* begin COLLECTED MATERIAL *
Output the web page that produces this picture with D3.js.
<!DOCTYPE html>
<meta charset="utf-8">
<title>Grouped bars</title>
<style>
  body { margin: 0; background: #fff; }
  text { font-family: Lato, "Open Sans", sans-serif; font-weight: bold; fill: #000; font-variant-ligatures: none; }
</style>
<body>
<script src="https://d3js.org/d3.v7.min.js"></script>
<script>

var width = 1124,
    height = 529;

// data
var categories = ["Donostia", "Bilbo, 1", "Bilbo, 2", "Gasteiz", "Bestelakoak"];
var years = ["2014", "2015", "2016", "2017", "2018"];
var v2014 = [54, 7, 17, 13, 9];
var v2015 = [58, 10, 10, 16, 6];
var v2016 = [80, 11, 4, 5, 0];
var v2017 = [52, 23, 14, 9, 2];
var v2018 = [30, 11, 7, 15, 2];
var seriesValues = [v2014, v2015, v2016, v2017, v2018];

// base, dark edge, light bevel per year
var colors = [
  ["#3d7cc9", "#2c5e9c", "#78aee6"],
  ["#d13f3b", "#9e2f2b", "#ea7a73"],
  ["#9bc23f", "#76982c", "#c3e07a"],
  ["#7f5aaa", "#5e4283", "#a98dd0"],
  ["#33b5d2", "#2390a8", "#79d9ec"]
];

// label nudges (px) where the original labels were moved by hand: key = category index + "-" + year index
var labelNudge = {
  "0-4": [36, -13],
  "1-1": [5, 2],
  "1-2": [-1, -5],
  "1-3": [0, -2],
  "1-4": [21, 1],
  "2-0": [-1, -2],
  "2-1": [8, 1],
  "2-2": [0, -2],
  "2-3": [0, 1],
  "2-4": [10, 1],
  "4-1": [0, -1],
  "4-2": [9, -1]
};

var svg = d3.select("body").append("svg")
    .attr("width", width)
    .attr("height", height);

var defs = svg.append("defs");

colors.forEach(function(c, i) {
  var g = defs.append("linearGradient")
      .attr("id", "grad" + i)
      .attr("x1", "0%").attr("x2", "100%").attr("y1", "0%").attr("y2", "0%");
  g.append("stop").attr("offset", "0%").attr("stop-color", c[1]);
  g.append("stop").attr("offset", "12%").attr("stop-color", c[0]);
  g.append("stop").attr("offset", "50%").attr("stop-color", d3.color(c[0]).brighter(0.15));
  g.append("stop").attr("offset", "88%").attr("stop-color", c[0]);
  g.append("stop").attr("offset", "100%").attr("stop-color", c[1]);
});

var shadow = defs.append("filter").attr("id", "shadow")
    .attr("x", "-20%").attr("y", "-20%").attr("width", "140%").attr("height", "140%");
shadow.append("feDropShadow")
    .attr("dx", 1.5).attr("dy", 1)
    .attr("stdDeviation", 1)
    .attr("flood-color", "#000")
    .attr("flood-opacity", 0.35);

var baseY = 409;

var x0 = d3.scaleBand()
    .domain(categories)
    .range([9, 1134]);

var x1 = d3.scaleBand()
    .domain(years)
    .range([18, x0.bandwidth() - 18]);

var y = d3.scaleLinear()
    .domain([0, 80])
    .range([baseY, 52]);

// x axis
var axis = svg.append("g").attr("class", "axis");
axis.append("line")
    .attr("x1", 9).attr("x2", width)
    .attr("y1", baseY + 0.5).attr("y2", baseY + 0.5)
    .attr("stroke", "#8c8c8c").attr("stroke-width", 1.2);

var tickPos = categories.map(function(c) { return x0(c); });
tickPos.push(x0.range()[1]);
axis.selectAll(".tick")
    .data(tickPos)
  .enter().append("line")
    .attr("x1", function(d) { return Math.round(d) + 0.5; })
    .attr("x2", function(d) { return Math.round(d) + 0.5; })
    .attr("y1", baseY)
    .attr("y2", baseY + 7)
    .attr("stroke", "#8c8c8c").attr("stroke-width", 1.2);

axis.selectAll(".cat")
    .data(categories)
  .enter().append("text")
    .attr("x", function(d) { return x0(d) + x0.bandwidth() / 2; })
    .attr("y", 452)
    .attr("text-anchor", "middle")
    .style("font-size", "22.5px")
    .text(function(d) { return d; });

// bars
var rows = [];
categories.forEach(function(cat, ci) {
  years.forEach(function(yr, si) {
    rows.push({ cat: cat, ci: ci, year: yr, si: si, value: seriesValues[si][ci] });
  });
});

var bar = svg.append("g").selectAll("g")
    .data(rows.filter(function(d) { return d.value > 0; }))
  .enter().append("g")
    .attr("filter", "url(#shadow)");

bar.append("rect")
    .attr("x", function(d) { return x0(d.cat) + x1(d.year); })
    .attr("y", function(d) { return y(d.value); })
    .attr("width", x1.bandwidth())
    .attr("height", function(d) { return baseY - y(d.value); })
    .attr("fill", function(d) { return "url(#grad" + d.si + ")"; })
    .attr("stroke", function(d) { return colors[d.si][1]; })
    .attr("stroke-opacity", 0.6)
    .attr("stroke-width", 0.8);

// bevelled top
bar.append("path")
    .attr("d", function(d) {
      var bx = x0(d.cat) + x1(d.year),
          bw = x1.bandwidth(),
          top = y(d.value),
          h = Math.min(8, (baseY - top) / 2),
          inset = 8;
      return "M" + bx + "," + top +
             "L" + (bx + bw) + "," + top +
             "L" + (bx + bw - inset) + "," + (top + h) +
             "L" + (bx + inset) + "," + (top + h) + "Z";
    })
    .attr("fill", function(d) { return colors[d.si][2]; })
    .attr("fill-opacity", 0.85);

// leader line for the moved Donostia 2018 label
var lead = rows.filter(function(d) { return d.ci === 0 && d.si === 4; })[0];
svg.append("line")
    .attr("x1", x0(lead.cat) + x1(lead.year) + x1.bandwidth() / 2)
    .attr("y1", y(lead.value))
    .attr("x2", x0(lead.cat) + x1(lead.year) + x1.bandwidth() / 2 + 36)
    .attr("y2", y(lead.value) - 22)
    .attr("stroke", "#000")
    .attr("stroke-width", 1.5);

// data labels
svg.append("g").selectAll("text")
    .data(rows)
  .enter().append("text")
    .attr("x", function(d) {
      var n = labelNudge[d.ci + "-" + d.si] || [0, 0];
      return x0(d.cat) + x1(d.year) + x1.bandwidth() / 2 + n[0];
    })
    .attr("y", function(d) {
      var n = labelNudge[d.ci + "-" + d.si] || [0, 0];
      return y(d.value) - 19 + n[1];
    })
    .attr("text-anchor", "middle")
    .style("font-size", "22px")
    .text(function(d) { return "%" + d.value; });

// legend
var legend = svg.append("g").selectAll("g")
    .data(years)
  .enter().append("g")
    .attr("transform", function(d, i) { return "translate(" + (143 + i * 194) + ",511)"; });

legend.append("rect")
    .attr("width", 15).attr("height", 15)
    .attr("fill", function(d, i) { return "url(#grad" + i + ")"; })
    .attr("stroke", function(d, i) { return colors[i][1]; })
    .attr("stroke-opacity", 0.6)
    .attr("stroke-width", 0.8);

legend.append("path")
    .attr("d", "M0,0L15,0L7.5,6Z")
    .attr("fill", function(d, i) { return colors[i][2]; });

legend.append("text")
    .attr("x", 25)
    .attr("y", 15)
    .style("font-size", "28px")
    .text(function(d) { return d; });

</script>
* end COLLECTED MATERIAL *
## WHAT THE TASK ASKS
Output the listing above without altering a single character.

## EXERCISE RESPONSE
Output the web page that produces this picture with D3.js.
<!DOCTYPE html>
<meta charset="utf-8">
<title>Grouped bars</title>
<style>
  body { margin: 0; background: #fff; }
  text { font-family: Lato, "Open Sans", sans-serif; font-weight: bold; fill: #000; font-variant-ligatures: none; }
</style>
<body>
<script src="https://d3js.org/d3.v7.min.js"></script>
<script>

var width = 1124,
    height = 529;

// data
var categories = ["Donostia", "Bilbo, 1", "Bilbo, 2", "Gasteiz", "Bestelakoak"];
var years = ["2014", "2015", "2016", "2017", "2018"];
var v2014 = [54, 7, 17, 13, 9];
var v2015 = [58, 10, 10, 16, 6];
var v2016 = [80, 11, 4, 5, 0];
var v2017 = [52, 23, 14, 9, 2];
var v2018 = [30, 11, 7, 15, 2];
var seriesValues = [v2014, v2015, v2016, v2017, v2018];

// base, dark edge, light bevel per year
var colors = [
  ["#3d7cc9", "#2c5e9c", "#78aee6"],
  ["#d13f3b", "#9e2f2b", "#ea7a73"],
  ["#9bc23f", "#76982c", "#c3e07a"],
  ["#7f5aaa", "#5e4283", "#a98dd0"],
  ["#33b5d2", "#2390a8", "#79d9ec"]
];

// label nudges (px) where the original labels were moved by hand: key = category index + "-" + year index
var labelNudge = {
  "0-4": [36, -13],
  "1-1": [5, 2],
  "1-2": [-1, -5],
  "1-3": [0, -2],
  "1-4": [21, 1],
  "2-0": [-1, -2],
  "2-1": [8, 1],
  "2-2": [0, -2],
  "2-3": [0, 1],
  "2-4": [10, 1],
  "4-1": [0, -1],
  "4-2": [9, -1]
};

var svg = d3.select("body").append("svg")
    .attr("width", width)
    .attr("height", height);

var defs = svg.append("defs");

colors.forEach(function(c, i) {
  var g = defs.append("linearGradient")
      .attr("id", "grad" + i)
      .attr("x1", "0%").attr("x2", "100%").attr("y1", "0%").attr("y2", "0%");
  g.append("stop").attr("offset", "0%").attr("stop-color", c[1]);
  g.append("stop").attr("offset", "12%").attr("stop-color", c[0]);
  g.append("stop").attr("offset", "50%").attr("stop-color", d3.color(c[0]).brighter(0.15));
  g.append("stop").attr("offset", "88%").attr("stop-color", c[0]);
  g.append("stop").attr("offset", "100%").attr("stop-color", c[1]);
});

var shadow = defs.append("filter").attr("id", "shadow")
    .attr("x", "-20%").attr("y", "-20%").attr("width", "140%").attr("height", "140%");
shadow.append("feDropShadow")
    .attr("dx", 1.5).attr("dy", 1)
    .attr("stdDeviation", 1)
    .attr("flood-color", "#000")
    .attr("flood-opacity", 0.35);

var baseY = 409;

var x0 = d3.scaleBand()
    .domain(categories)
    .range([9, 1134]);

var x1 = d3.scaleBand()
    .domain(years)
    .range([18, x0.bandwidth() - 18]);

var y = d3.scaleLinear()
    .domain([0, 80])
    .range([baseY, 52]);

// x axis
var axis = svg.append("g").attr("class", "axis");
axis.append("line")
    .attr("x1", 9).attr("x2", width)
    .attr("y1", baseY + 0.5).attr("y2", baseY + 0.5)
    .attr("stroke", "#8c8c8c").attr("stroke-width", 1.2);

var tickPos = categories.map(function(c) { return x0(c); });
tickPos.push(x0.range()[1]);
axis.selectAll(".tick")
    .data(tickPos)
  .enter().append("line")
    .attr("x1", function(d) { return Math.round(d) + 0.5; })
    .attr("x2", function(d) { return Math.round(d) + 0.5; })
    .attr("y1", baseY)
    .attr("y2", baseY + 7)
    .attr("stroke", "#8c8c8c").attr("stroke-width", 1.2);

axis.selectAll(".cat")
    .data(categories)
  .enter().append("text")
    .attr("x", function(d) { return x0(d) + x0.bandwidth() / 2; })
    .attr("y", 452)
    .attr("text-anchor", "middle")
    .style("font-size", "22.5px")
    .text(function(d) { return d; });

// bars
var rows = [];
categories.forEach(function(cat, ci) {
  years.forEach(function(yr, si) {
    rows.push({ cat: cat, ci: ci, year: yr, si: si, value: seriesValues[si][ci] });
  });
});

var bar = svg.append("g").selectAll("g")
    .data(rows.filter(function(d) { return d.value > 0; }))
  .enter().append("g")
    .attr("filter", "url(#shadow)");

bar.append("rect")
    .attr("x", function(d) { return x0(d.cat) + x1(d.year); })
    .attr("y", function(d) { return y(d.value); })
    .attr("width", x1.bandwidth())
    .attr("height", function(d) { return baseY - y(d.value); })
    .attr("fill", function(d) { return "url(#grad" + d.si + ")"; })
    .attr("stroke", function(d) { return colors[d.si][1]; })
    .attr("stroke-opacity", 0.6)
    .attr("stroke-width", 0.8);

// bevelled top
bar.append("path")
    .attr("d", function(d) {
      var bx = x0(d.cat) + x1(d.year),
          bw = x1.bandwidth(),
          top = y(d.value),
          h = Math.min(8, (baseY - top) / 2),
          inset = 8;
      return "M" + bx + "," + top +
             "L" + (bx + bw) + "," + top +
             "L" + (bx + bw - inset) + "," + (top + h) +
             "L" + (bx + inset) + "," + (top + h) + "Z";
    })
    .attr("fill", function(d) { return colors[d.si][2]; })
    .attr("fill-opacity", 0.85);

// leader line for the moved Donostia 2018 label
var lead = rows.filter(function(d) { return d.ci === 0 && d.si === 4; })[0];
svg.append("line")
    .attr("x1", x0(lead.cat) + x1(lead.year) + x1.bandwidth() / 2)
    .attr("y1", y(lead.value))
    .attr("x2", x0(lead.cat) + x1(lead.year) + x1.bandwidth() / 2 + 36)
    .attr("y2", y(lead.value) - 22)
    .attr("stroke", "#000")
    .attr("stroke-width", 1.5);

// data labels
svg.append("g").selectAll("text")
    .data(rows)
  .enter().append("text")
    .attr("x", function(d) {
      var n = labelNudge[d.ci + "-" + d.si] || [0, 0];
      return x0(d.cat) + x1(d.year) + x1.bandwidth() / 2 + n[0];
    })
    .attr("y", function(d) {
      var n = labelNudge[d.ci + "-" + d.si] || [0, 0];
      return y(d.value) - 19 + n[1];
    })
    .attr("text-anchor", "middle")
    .style("font-size", "22px")
    .text(function(d) { return "%" + d.value; });

// legend
var legend = svg.append("g").selectAll("g")
    .data(years)
  .enter().append("g")
    .attr("transform", function(d, i) { return "translate(" + (143 + i * 194) + ",511)"; });

legend.append("rect")
    .attr("width", 15).attr("height", 15)
    .attr("fill", function(d, i) { return "url(#grad" + i + ")"; })
    .attr("stroke", function(d, i) { return colors[i][1]; })
    .attr("stroke-opacity", 0.6)
    .attr("stroke-width", 0.8);

legend.append("path")
    .attr("d", "M0,0L15,0L7.5,6Z")
    .attr("fill", function(d, i) { return colors[i][2]; });

legend.append("text")
    .attr("x", 25)
    .attr("y", 15)
    .style("font-size", "28px")
    .text(function(d) { return d; });

</script>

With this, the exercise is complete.